* **Request**
Repeat verbatim the lines from the one containing "Convert this chart to Plotly code." to the one containing "import plotly.graph_objects as go", ends included, minus any pictures.

* **Dataset**
>>>>
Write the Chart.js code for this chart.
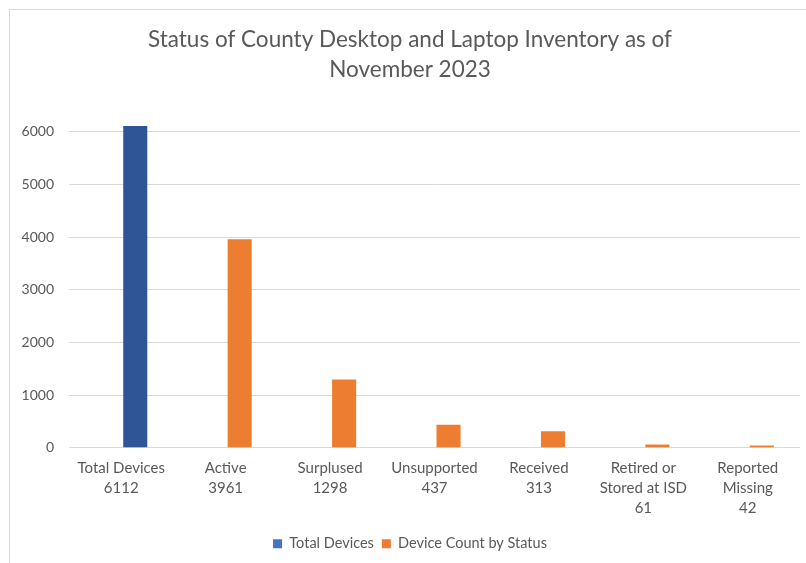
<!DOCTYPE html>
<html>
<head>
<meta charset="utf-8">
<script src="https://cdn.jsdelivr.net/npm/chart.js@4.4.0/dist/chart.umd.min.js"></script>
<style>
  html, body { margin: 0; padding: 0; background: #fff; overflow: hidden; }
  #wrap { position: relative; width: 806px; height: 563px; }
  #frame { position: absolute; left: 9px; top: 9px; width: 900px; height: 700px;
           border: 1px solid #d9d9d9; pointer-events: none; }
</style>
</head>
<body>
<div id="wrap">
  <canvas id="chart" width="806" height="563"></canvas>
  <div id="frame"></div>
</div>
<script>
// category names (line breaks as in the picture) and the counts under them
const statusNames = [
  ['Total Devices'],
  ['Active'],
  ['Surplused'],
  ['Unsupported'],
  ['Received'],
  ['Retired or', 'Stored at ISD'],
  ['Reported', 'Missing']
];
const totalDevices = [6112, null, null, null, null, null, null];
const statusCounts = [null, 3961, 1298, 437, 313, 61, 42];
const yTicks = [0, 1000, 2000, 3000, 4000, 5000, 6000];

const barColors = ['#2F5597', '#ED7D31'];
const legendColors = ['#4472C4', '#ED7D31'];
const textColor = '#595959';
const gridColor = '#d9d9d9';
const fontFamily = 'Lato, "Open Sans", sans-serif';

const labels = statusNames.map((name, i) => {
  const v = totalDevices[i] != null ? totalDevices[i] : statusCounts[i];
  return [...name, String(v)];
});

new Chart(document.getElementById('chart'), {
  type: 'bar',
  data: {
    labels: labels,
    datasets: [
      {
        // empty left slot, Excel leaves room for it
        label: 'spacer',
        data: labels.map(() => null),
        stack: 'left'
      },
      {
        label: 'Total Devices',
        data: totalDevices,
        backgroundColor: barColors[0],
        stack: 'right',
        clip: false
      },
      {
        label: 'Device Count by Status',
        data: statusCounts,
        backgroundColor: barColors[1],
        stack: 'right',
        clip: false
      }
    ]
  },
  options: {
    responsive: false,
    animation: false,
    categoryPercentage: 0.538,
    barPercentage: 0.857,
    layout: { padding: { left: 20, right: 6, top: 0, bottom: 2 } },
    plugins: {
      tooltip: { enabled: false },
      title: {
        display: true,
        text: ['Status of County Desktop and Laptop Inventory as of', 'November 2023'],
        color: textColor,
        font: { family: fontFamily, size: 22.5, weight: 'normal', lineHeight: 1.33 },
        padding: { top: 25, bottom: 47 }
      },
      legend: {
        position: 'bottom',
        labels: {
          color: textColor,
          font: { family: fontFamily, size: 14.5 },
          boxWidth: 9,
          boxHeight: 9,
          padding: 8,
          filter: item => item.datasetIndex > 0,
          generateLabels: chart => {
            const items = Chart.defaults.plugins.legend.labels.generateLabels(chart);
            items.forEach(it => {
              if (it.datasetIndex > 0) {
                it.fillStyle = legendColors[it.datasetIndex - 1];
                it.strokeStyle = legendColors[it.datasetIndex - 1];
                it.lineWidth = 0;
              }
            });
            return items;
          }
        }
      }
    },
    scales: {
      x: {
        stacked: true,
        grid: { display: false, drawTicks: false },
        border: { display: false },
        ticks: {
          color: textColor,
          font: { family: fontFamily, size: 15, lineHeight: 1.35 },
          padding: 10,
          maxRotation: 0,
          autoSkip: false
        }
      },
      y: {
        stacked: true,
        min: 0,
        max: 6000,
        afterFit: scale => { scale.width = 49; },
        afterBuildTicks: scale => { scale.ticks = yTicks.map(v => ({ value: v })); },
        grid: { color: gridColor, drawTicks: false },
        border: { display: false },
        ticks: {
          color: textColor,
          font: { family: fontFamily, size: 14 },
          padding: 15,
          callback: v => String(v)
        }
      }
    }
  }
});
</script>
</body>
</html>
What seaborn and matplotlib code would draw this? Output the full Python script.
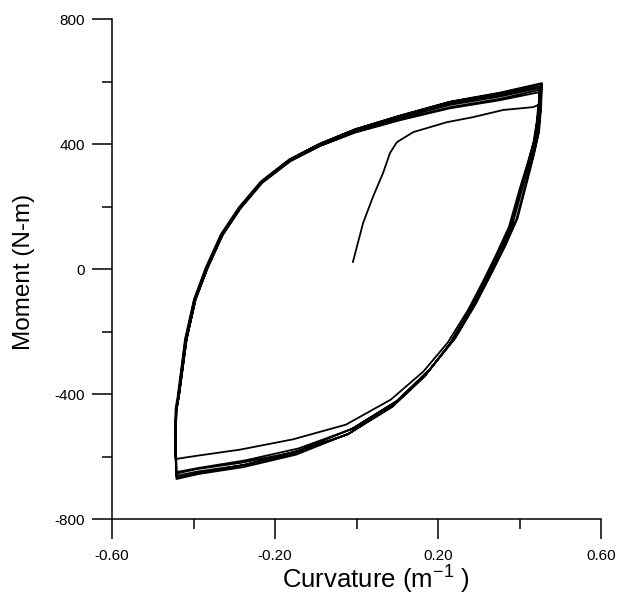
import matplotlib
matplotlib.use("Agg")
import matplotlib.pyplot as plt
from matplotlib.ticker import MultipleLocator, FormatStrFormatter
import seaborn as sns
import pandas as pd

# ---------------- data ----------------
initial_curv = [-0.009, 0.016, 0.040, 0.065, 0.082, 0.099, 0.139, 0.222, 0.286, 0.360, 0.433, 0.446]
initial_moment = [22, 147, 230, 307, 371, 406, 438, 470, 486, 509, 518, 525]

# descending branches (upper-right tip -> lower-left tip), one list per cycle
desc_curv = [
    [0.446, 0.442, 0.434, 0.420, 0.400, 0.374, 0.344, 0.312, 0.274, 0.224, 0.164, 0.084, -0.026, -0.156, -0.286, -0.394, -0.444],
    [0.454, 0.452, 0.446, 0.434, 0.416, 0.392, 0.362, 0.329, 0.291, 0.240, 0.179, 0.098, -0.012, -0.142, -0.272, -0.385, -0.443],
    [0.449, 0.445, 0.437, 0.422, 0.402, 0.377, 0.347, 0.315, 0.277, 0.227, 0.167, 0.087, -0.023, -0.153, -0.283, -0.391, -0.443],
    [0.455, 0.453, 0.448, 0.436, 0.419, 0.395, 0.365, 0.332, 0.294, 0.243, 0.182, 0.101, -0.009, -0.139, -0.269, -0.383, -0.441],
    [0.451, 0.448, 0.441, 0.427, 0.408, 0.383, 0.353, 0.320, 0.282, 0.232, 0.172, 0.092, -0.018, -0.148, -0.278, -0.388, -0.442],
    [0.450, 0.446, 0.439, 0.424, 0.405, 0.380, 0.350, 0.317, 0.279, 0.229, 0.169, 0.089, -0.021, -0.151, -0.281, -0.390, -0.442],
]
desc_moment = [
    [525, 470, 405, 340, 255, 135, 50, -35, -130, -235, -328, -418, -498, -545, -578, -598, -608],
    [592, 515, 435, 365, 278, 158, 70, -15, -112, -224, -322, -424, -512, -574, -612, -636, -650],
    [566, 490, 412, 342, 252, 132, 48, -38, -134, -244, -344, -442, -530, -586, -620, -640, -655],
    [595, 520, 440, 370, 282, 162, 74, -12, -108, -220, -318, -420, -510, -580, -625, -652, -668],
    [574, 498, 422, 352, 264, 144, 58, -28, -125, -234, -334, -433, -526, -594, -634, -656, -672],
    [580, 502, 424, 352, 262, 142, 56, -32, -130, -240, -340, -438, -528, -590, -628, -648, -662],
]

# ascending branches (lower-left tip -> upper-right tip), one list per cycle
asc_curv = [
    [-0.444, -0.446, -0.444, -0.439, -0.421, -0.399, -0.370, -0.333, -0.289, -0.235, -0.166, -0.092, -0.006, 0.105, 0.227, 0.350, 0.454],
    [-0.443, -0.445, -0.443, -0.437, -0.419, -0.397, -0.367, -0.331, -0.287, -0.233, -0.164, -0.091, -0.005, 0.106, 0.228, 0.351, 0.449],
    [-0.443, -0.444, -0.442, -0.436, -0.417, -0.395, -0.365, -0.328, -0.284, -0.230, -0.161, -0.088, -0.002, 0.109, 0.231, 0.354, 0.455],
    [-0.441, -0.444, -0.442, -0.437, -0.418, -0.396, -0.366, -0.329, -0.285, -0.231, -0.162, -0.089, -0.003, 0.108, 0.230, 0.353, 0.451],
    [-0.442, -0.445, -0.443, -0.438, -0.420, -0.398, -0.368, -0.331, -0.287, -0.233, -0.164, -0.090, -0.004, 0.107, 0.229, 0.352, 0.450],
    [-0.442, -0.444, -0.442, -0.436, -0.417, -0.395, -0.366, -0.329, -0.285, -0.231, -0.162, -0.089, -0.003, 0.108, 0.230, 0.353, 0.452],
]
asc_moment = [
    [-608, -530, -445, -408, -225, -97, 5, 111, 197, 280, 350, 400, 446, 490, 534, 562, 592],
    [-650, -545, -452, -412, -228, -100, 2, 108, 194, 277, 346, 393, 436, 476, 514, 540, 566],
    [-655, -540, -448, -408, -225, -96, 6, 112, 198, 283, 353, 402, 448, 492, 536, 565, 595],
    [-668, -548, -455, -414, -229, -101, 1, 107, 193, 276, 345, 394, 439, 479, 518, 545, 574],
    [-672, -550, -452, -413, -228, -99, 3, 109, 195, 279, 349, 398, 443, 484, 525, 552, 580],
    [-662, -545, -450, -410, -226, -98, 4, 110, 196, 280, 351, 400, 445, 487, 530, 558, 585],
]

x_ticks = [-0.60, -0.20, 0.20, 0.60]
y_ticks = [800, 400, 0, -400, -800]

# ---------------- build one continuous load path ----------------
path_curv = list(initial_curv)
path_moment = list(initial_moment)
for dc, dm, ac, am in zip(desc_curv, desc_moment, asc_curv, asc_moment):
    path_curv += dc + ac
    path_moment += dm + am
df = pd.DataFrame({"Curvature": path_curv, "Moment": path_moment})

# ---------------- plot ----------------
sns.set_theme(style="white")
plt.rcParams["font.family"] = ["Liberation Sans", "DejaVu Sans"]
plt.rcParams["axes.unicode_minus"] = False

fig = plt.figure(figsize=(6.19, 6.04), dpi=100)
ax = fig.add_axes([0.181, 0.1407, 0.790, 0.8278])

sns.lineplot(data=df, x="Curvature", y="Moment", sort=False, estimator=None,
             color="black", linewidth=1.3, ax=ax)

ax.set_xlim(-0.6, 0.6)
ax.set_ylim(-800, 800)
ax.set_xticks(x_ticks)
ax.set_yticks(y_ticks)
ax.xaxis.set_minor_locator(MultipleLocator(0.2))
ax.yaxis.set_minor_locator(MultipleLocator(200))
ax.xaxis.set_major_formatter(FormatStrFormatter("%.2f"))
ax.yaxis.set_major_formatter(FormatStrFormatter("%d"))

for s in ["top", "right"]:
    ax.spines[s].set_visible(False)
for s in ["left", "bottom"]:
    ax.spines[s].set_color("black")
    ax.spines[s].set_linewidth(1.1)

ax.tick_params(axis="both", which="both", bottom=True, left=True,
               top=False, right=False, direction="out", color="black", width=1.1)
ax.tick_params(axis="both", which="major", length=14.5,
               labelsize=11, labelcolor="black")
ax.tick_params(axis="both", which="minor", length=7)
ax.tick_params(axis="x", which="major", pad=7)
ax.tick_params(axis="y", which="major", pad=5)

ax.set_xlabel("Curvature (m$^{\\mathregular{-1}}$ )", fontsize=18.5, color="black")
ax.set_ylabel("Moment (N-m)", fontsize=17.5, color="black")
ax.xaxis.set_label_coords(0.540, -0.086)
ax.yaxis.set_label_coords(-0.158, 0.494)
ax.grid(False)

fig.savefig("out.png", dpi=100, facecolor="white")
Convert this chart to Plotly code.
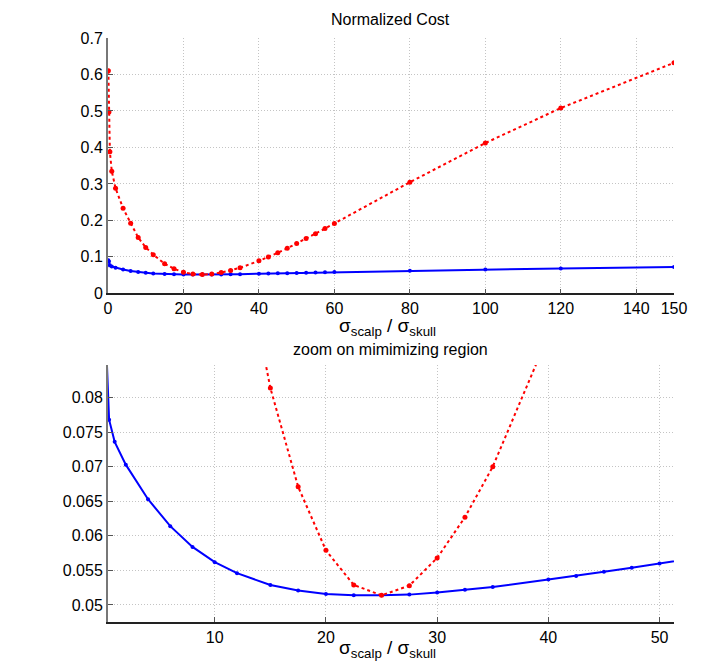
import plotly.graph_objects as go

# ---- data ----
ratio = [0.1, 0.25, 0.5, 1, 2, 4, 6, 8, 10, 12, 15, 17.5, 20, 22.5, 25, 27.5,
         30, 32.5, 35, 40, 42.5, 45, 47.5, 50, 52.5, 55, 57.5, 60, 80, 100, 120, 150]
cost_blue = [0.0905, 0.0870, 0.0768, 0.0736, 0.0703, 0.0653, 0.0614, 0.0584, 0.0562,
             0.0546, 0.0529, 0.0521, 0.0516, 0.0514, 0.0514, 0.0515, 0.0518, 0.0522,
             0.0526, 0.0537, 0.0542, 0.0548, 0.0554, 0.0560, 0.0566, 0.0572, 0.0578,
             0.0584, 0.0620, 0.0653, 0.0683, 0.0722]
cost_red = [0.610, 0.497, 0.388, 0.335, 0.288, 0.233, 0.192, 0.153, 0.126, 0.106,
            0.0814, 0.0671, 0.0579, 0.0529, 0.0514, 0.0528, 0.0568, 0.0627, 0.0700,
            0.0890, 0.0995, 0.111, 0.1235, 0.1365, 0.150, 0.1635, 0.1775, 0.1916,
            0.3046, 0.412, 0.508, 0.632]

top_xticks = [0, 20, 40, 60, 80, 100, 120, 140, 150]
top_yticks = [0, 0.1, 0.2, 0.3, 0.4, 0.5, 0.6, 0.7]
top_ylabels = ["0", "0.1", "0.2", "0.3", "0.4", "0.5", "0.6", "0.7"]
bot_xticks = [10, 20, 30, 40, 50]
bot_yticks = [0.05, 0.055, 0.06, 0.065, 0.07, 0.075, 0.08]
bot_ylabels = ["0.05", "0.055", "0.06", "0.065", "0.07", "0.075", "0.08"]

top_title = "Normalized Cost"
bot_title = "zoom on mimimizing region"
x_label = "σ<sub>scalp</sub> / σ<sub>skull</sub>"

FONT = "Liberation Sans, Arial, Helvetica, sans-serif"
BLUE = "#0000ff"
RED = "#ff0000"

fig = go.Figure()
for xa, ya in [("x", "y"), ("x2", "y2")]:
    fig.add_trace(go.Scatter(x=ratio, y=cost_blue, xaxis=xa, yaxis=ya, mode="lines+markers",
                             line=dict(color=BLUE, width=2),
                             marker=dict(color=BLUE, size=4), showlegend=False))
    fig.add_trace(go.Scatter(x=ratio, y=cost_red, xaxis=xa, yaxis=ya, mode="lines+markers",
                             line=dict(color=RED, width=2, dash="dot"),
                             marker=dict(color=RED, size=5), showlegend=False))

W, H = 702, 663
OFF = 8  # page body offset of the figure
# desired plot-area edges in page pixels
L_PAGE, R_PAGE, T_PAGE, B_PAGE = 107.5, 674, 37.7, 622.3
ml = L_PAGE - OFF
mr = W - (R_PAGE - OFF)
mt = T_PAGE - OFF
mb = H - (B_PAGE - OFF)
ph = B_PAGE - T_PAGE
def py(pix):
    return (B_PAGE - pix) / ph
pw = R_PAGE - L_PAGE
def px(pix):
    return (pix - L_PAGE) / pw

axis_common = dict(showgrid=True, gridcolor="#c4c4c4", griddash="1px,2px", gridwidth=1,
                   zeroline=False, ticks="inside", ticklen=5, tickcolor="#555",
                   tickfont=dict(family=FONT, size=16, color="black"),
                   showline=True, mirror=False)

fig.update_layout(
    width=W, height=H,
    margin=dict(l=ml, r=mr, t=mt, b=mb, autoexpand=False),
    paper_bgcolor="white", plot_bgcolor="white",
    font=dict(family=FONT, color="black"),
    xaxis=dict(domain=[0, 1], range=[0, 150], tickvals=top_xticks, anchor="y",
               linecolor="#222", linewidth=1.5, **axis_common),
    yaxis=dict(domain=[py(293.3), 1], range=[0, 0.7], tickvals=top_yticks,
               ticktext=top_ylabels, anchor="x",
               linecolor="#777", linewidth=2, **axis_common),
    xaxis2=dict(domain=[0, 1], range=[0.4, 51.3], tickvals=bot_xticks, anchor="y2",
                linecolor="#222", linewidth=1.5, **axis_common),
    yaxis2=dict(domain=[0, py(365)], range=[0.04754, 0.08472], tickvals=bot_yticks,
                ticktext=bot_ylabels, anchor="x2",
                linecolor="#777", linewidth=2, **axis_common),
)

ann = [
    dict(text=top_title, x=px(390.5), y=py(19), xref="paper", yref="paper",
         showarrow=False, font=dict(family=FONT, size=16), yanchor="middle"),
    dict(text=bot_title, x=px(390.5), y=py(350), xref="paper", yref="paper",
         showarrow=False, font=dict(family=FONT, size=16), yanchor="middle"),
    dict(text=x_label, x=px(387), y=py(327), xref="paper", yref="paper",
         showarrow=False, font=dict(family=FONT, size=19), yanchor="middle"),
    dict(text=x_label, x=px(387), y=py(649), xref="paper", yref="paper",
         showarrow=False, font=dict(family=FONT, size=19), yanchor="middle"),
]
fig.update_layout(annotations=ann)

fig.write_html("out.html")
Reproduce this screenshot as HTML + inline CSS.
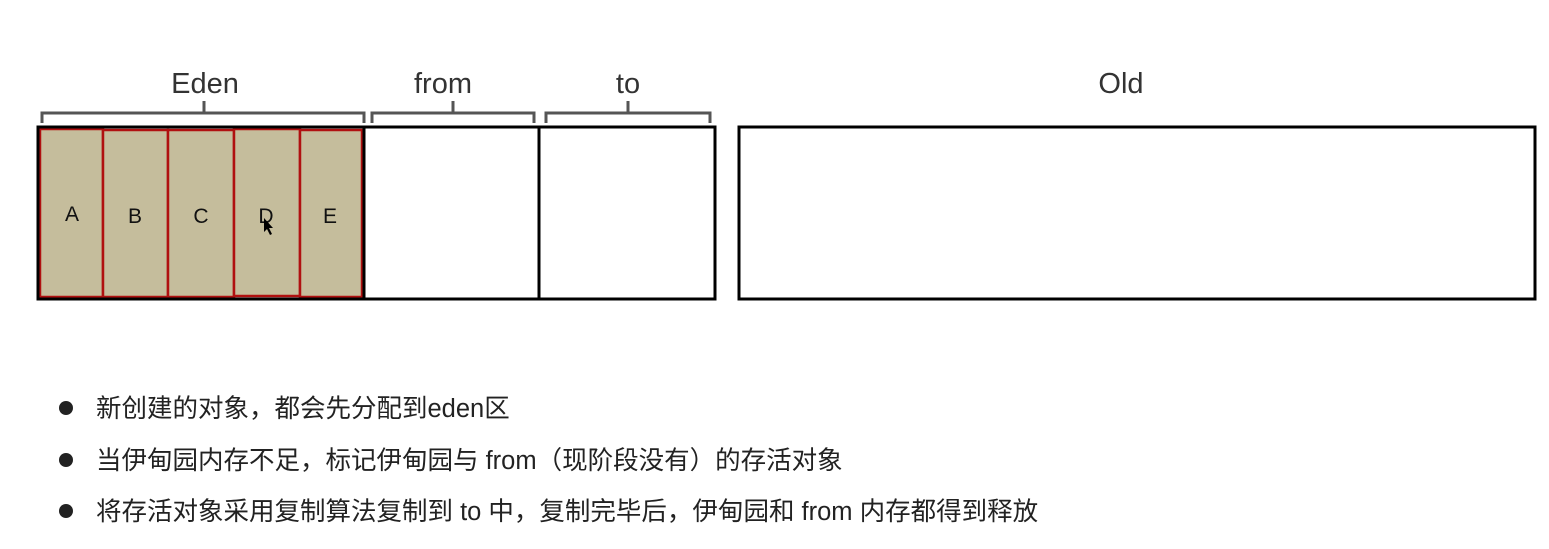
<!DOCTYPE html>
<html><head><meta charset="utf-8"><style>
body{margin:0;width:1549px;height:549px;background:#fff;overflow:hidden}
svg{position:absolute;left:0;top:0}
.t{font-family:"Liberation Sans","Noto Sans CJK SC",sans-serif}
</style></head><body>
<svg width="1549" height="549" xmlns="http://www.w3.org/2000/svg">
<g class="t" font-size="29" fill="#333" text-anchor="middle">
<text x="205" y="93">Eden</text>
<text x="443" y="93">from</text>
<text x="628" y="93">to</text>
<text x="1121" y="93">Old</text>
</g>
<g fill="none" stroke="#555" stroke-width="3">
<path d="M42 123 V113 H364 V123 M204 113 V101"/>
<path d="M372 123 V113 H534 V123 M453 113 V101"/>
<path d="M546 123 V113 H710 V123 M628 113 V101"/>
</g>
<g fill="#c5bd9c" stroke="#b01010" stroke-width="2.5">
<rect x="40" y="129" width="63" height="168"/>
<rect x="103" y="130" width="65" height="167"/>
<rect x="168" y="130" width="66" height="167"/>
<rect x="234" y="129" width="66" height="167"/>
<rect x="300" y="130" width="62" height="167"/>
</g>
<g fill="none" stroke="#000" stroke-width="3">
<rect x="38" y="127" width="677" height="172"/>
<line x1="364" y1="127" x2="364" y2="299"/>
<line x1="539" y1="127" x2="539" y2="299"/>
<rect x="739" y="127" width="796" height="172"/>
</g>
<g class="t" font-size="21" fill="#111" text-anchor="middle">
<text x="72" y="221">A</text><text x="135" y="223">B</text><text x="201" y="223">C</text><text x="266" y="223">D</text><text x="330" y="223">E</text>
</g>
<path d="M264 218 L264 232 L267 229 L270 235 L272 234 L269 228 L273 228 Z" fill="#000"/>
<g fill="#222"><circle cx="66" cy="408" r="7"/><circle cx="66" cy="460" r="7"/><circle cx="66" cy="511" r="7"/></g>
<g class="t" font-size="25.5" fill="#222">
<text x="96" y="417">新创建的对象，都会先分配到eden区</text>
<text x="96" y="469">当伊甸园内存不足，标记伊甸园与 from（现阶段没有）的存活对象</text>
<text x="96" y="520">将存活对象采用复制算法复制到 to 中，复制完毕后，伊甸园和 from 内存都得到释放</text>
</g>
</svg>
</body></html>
<<<<
* **Solved problem**
Convert this chart to Plotly code.
import plotly.graph_objects as go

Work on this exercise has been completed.